> [THE TASK]:
The copy must start at the line that contains "What Apache ECharts" and finish at the line that contains "['', '+9,5%', '+26,9%', '+20,8%', '+30,6%', '+2,3%'];", reproducing each line exactly. Any picture in that span is omitted.

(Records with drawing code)
++++++++
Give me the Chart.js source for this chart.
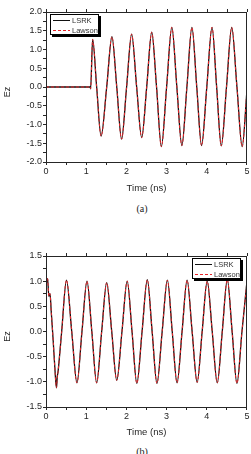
<!DOCTYPE html>
<html lang="en">
<head>
<meta charset="UTF-8">
<title>Ez vs time</title>
<script src="https://cdn.jsdelivr.net/npm/chart.js"></script>
<style>
  body { margin: 0; background: #fff; width: 251px; height: 454px; position: relative; overflow: hidden; }
  .wrap { position: absolute; left: 0; width: 251px; }
  .cap {
    position: absolute; left: 0; width: 251px; padding-left: 33px; box-sizing: border-box;
    text-align: center; font-family: "Liberation Serif", "Times New Roman", serif;
    font-size: 10px; line-height: 12px; color: #222;
  }
</style>
</head>
<body>
  <div class="wrap" style="top:0;height:200px"><canvas id="chartA" width="251" height="200"></canvas></div>
  <div class="cap" style="top:203px">(a)</div>
  <div class="wrap" style="top:220px;height:224px"><canvas id="chartB" width="251" height="224"></canvas></div>
  <div class="cap" style="top:446px">(b)</div>

<script>
// (a) time in ns, Ez
const timeA = [0, 1.10, 1.11, 1.16, 1.26, 1.37, 1.51, 1.64, 1.76, 1.88, 2.005, 2.13, 2.255, 2.38, 2.505,
  2.63, 2.75, 2.87, 3.0, 3.13, 3.255, 3.38, 3.505, 3.63, 3.75, 3.87, 4.0, 4.13, 4.245, 4.36, 4.49,
  4.62, 4.75, 4.88, 5.0];
const lsrkA = [0, 0, -0.05, 1.27, 0, -1.31, 0, 1.34, 0, -1.39, 0, 1.41, 0, -1.35, 0,
  1.46, 0, -1.59, 0, 1.59, 0, -1.56, 0, 1.59, 0, -1.56, 0, 1.59, 0, -1.57, 0,
  1.59, 0, -1.59, -0.08];
const lawsonA = lsrkA.slice();

// (b)
const timeB = [0, 0.02, 0.04, 0.07, 0.10, 0.13, 0.18, 0.23, 0.26, 0.28, 0.30, 0.33, 0.39,
  0.51, 0.64, 0.77, 0.895, 1.02, 1.14, 1.26, 1.385, 1.51, 1.635, 1.76, 1.89, 2.02, 2.14,
  2.26, 2.39, 2.52, 2.64, 2.76, 2.89, 3.02, 3.14, 3.26, 3.385, 3.51, 3.635, 3.76, 3.885,
  4.01, 4.135, 4.26, 4.385, 4.51, 4.63, 4.75, 4.875, 5.0];
const lsrkB = [1.12, 0.98, 1.05, 0.7, 0.75, 0.4, -0.2, -0.85, -1.12, -0.9, -0.8, -0.55, 0,
  1.02, 0, -1.02, 0, 1.0, 0, -1.02, 0, 0.97, 0, -0.97, 0, 1.0, 0,
  -1.03, 0, 1.03, 0, -1.03, 0, 1.02, 0, -1.02, 0, 1.02, 0, -1.01, 0,
  1.0, 0, -1.02, 0, 1.03, 0, -1.03, 0, 1.0];
const lawsonB = lsrkB.slice();

const seriesNames = ['LSRK', 'Lawson'];
const seriesColors = ['#111', '#e8262a'];
const xTicks = [0, 1, 2, 3, 4, 5];

const ink = '#262626';
const sans = '"Liberation Sans", Arial, sans-serif';

const zip = (t, v) => t.map((x, i) => ({ x: x, y: v[i] }));

// frame round the plot area plus the small ticks on the top edge
const framePlugin = {
  id: 'frame',
  afterDraw(chart) {
    const { ctx, chartArea: a } = chart;
    const xs = chart.scales.x;
    ctx.save();
    ctx.strokeStyle = ink;
    ctx.lineWidth = 1;
    ctx.strokeRect(Math.round(a.left) + 0.5, Math.round(a.top) + 0.5,
      Math.round(a.right - a.left) - 1, Math.round(a.bottom - a.top));
    ctx.beginPath();
    xs.ticks.forEach(t => {
      const px = Math.round(xs.getPixelForValue(t.value)) + 0.5;
      ctx.moveTo(px, Math.round(a.top));
      ctx.lineTo(px, Math.round(a.top) - 3);
    });
    ctx.stroke();
    ctx.restore();
  }
};

// boxed legend with a drop shadow, inside the plot area
const boxLegend = {
  id: 'boxLegend',
  afterDraw(chart, args, opts) {
    const { ctx, chartArea: a } = chart;
    const w = 48, h = 20;
    const x = Math.round(opts.side === 'left' ? a.left + 4 : a.right - 7 - w);
    const y = Math.round(a.top + 2);
    ctx.save();
    ctx.fillStyle = '#000';
    ctx.fillRect(x + 2, y + 2, w + 1, h + 1);
    ctx.fillStyle = '#fff';
    ctx.fillRect(x, y, w, h);
    ctx.strokeStyle = '#000';
    ctx.lineWidth = 1;
    ctx.strokeRect(x + 0.5, y + 0.5, w, h);
    ctx.font = '7.5px ' + sans;
    ctx.textBaseline = 'middle';
    seriesNames.forEach((name, i) => {
      const ly = y + 6 + i * 10 + 0.5;
      ctx.beginPath();
      ctx.strokeStyle = seriesColors[i];
      ctx.setLineDash(i === 1 ? [3, 2] : []);
      ctx.moveTo(x + 3, ly);
      ctx.lineTo(x + 20, ly);
      ctx.stroke();
      ctx.setLineDash([]);
      ctx.fillStyle = '#333';
      ctx.fillText(name, x + 22, ly);
    });
    ctx.restore();
  }
};

function makeChart(id, time, lsrk, lawson, yMin, yMax, padTop, axisH, side) {
  return new Chart(document.getElementById(id), {
    type: 'line',
    data: {
      datasets: [
        {
          label: seriesNames[0], data: zip(time, lsrk), order: 1,
          borderColor: seriesColors[0], borderWidth: 1.3, pointRadius: 0,
          cubicInterpolationMode: 'monotone', fill: false
        },
        {
          label: seriesNames[1], data: zip(time, lawson), order: 0,
          borderColor: seriesColors[1], borderWidth: 1, borderDash: [3, 2], pointRadius: 0,
          cubicInterpolationMode: 'monotone', fill: false
        }
      ]
    },
    options: {
      responsive: false,
      animation: false,
      layout: { padding: { top: padTop, right: 2, left: 0, bottom: 0 } },
      plugins: {
        legend: { display: false },
        tooltip: { enabled: false },
        boxLegend: { side: side }
      },
      scales: {
        x: {
          type: 'linear', min: 0, max: 5,
          afterFit: s => { s.height = axisH; },
          ticks: {
            stepSize: 0.5, autoSkip: false, maxRotation: 0, padding: 1.5, color: ink,
            font: { family: sans, size: 9 },
            callback: v => xTicks.includes(v) ? String(v) : ''
          },
          grid: { drawOnChartArea: false, tickLength: 3, tickColor: ink },
          border: { color: ink, width: 1 },
          title: {
            display: true, text: 'Time (ns)', color: ink,
            font: { family: sans, size: 9.5 },
            padding: { top: 0, bottom: 6 }
          }
        },
        y: {
          min: yMin, max: yMax,
          afterFit: s => { s.width = 46; },
          ticks: {
            stepSize: 0.25, autoSkip: false, padding: 1, color: ink,
            font: { family: sans, size: 9 },
            callback: v => Math.abs(v * 2 - Math.round(v * 2)) < 1e-6 ? v.toFixed(1) : ''
          },
          grid: { drawOnChartArea: false, tickLength: 3, tickColor: ink },
          border: { color: ink, width: 1 },
          title: {
            display: true, text: 'Ez\u00a0\u00a0\u00a0\u00a0', color: ink,
            font: { family: sans, size: 9 },
            padding: { top: 2, bottom: 0 }
          }
        }
      }
    },
    plugins: [framePlugin, boxLegend]
  });
}

makeChart('chartA', timeA, lsrkA, lawsonA, -2, 2, 12, 38, 'left');
makeChart('chartB', timeB, lsrkB, lawsonB, -1.5, 1.5, 36, 37, 'right');
</script>
</body>
</html>
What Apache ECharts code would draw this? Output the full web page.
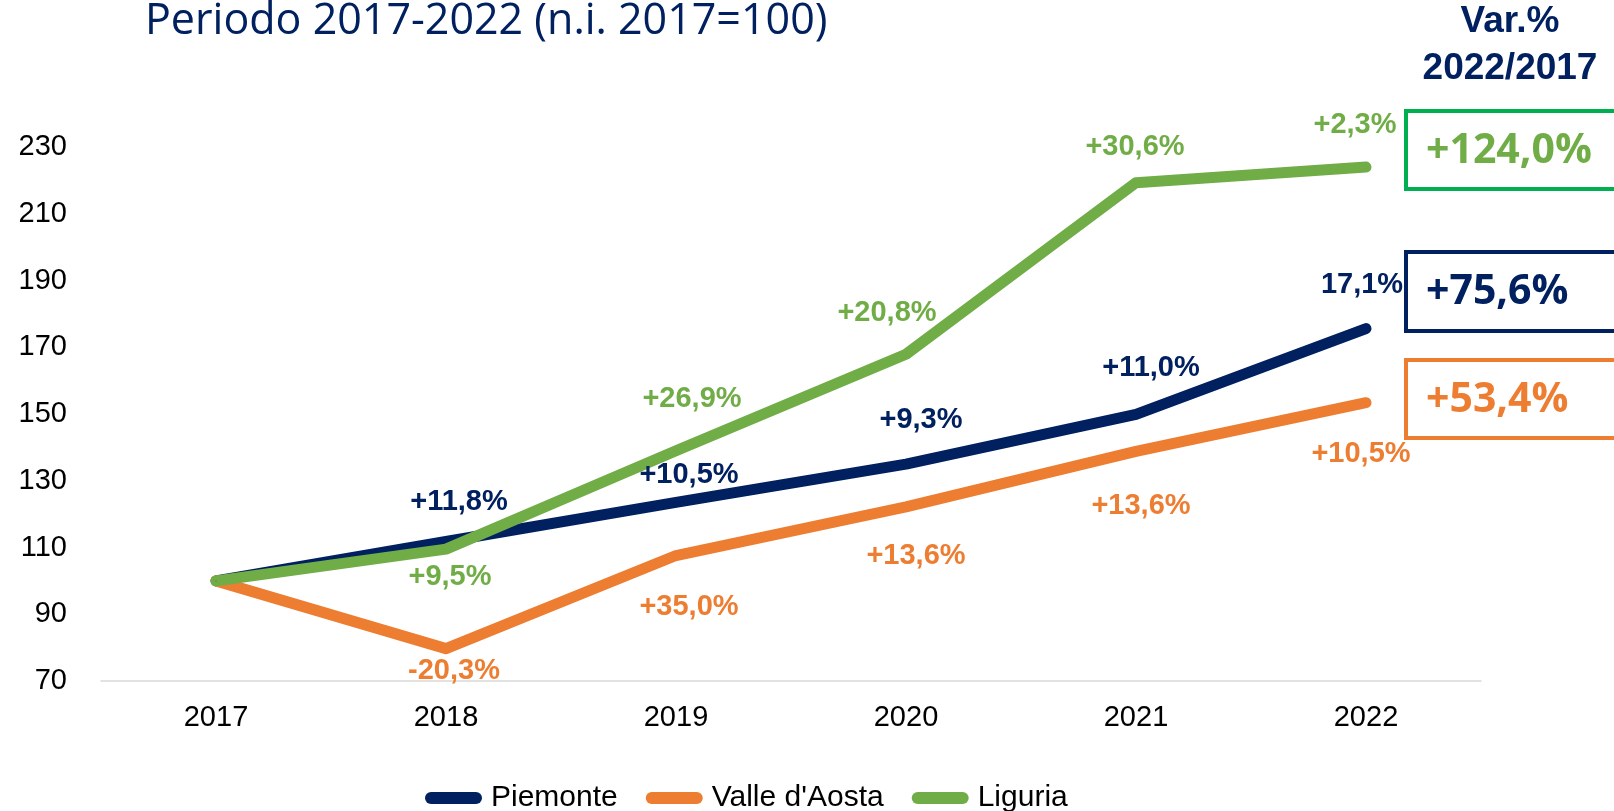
<!DOCTYPE html>
<html>
<head>
<meta charset="utf-8">
<script src="https://cdn.jsdelivr.net/npm/echarts@6/dist/echarts.min.js"></script>
<style>
html, body { margin: 0; padding: 0; background: #fff; }
#chart { width: 1614px; height: 811px; }
</style>
</head>
<body>
<div id="chart"></div>
<script>
// dati
var anni = ['2017', '2018', '2019', '2020', '2021', '2022'];
var piemonte = [100, 111.8, 123.5, 135.0, 149.9, 175.6];
var valleAosta = [100, 79.7, 107.6, 122.2, 138.8, 153.4];
var liguria = [100, 109.5, 139.0, 167.9, 219.3, 224.0];

var etichettePiemonte = ['', '+11,8%', '+10,5%', '+9,3%', '+11,0%', '17,1%'];
var etichetteValle = ['', '-20,3%', '+35,0%', '+13,6%', '+13,6%', '+10,5%'];
var etichetteLiguria = ['', '+9,5%', '+26,9%', '+20,8%', '+30,6%', '+2,3%'];

var varTotali = ['+124,0%', '+75,6%', '+53,4%'];
var yTicks = { min: 70, max: 230, step: 20 };

// spostamento etichette (px) rispetto al punto
var offPiemonte = [[0, 0], [13, -39], [13, -27], [15, -44], [15, -46], [-4, -44]];
var offValle = [[0, 0], [8, 22], [13, 51], [10, 49], [5, 55], [-5, 51]];
var offLiguria = [[0, 0], [4, 28], [16, -52], [-19, -41], [-1, -36], [-11, -42]];

var NAVY = '#002060', ORANGE = '#ED7D31', GREEN = '#70AD47';

var myChart = echarts.init(document.getElementById('chart'));

function serie(nome, valori, etichette, offsets, colore) {
    return {
        name: nome,
        type: 'line',
        data: valori.map(function (v, i) {
            return { value: v, label: { offset: offsets[i] } };
        }),
        symbol: 'circle',
        symbolSize: 1,
        showSymbol: true,
        itemStyle: { color: colore },
        lineStyle: { color: colore, width: 11, cap: 'round', join: 'round' },
        label: {
            show: true,
            position: 'inside',
            fontFamily: 'Liberation Sans, Arial, sans-serif',
            fontWeight: 'bold',
            fontSize: 29,
            color: colore,
            formatter: function (p) { return etichette[p.dataIndex]; }
        },
        emphasis: { disabled: true }
    };
}

var option = {
    animation: false,
    color: [NAVY, ORANGE, GREEN],
    grid: { left: 101, right: 133, top: 147, bottom: 130 },
    legend: {
        left: 420,
        top: 778,
        itemWidth: 57,
        itemHeight: 12,
        itemGap: 28,
        icon: 'path://M6,0 H51 A6,6 0 0 1 51,12 H6 A6,6 0 0 1 6,0 Z',
        textStyle: {
            fontFamily: 'Liberation Sans, Arial, sans-serif',
            fontSize: 30,
            color: '#000',
            padding: [0, 0, 0, 4]
        },
        data: ['Piemonte', "Valle d'Aosta", 'Liguria']
    },
    xAxis: {
        type: 'category',
        boundaryGap: true,
        data: anni,
        axisTick: { show: false },
        axisLine: { lineStyle: { color: '#D9D9D9', width: 1.5 } },
        axisLabel: {
            margin: 22,
            fontFamily: 'Liberation Sans, Arial, sans-serif',
            fontSize: 29,
            color: '#000'
        }
    },
    yAxis: {
        type: 'value',
        min: yTicks.min,
        max: yTicks.max,
        interval: yTicks.step,
        splitLine: { show: false },
        axisLine: { show: false },
        axisTick: { show: false },
        axisLabel: {
            margin: 34,
            fontFamily: 'Liberation Sans, Arial, sans-serif',
            fontSize: 29,
            color: '#000'
        }
    },
    graphic: [
        {
            type: 'text', left: 145, top: 0,
            style: { text: 'Periodo 2017-2022 (n.i. 2017=100)', fill: NAVY,
                font: '43px "Open Sans", sans-serif' }
        },
        {
            type: 'text', x: 1510, y: 22,
            style: { text: 'Var.%', fill: NAVY, align: 'center', verticalAlign: 'middle',
                font: 'bold 37px "Liberation Sans", Arial, sans-serif' }
        },
        {
            type: 'text', x: 1510, y: 69,
            style: { text: '2022/2017', fill: NAVY, align: 'center', verticalAlign: 'middle',
                font: 'bold 37px "Liberation Sans", Arial, sans-serif' }
        },
        {
            type: 'rect', shape: { x: 1406, y: 111, width: 240, height: 78 },
            style: { fill: 'none', stroke: '#00B050', lineWidth: 4 }
        },
        {
            type: 'rect', shape: { x: 1406, y: 252, width: 240, height: 79 },
            style: { fill: 'none', stroke: NAVY, lineWidth: 4 }
        },
        {
            type: 'rect', shape: { x: 1406, y: 360, width: 240, height: 78 },
            style: { fill: 'none', stroke: ORANGE, lineWidth: 4 }
        },
        {
            type: 'text', x: 1426, y: 151,
            style: { text: varTotali[0], fill: GREEN, verticalAlign: 'middle',
                font: 'bold 41px "Open Sans", sans-serif' }
        },
        {
            type: 'text', x: 1426, y: 292,
            style: { text: varTotali[1], fill: NAVY, verticalAlign: 'middle',
                font: 'bold 41px "Open Sans", sans-serif' }
        },
        {
            type: 'text', x: 1426, y: 400,
            style: { text: varTotali[2], fill: ORANGE, verticalAlign: 'middle',
                font: 'bold 41px "Open Sans", sans-serif' }
        }
    ],
    series: [
        serie('Piemonte', piemonte, etichettePiemonte, offPiemonte, NAVY),
        serie("Valle d'Aosta", valleAosta, etichetteValle, offValle, ORANGE),
        serie('Liguria', liguria, etichetteLiguria, offLiguria, GREEN)
    ]
};

myChart.setOption(option);
</script>
</body>
</html>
++++++++
> [RIGHT ANSWER]:
What Apache ECharts code would draw this? Output the full web page.
<!DOCTYPE html>
<html>
<head>
<meta charset="utf-8">
<script src="https://cdn.jsdelivr.net/npm/echarts@6/dist/echarts.min.js"></script>
<style>
html, body { margin: 0; padding: 0; background: #fff; }
#chart { width: 1614px; height: 811px; }
</style>
</head>
<body>
<div id="chart"></div>
<script>
// dati
var anni = ['2017', '2018', '2019', '2020', '2021', '2022'];
var piemonte = [100, 111.8, 123.5, 135.0, 149.9, 175.6];
var valleAosta = [100, 79.7, 107.6, 122.2, 138.8, 153.4];
var liguria = [100, 109.5, 139.0, 167.9, 219.3, 224.0];

var etichettePiemonte = ['', '+11,8%', '+10,5%', '+9,3%', '+11,0%', '17,1%'];
var etichetteValle = ['', '-20,3%', '+35,0%', '+13,6%', '+13,6%', '+10,5%'];
var etichetteLiguria = ['', '+9,5%', '+26,9%', '+20,8%', '+30,6%', '+2,3%'];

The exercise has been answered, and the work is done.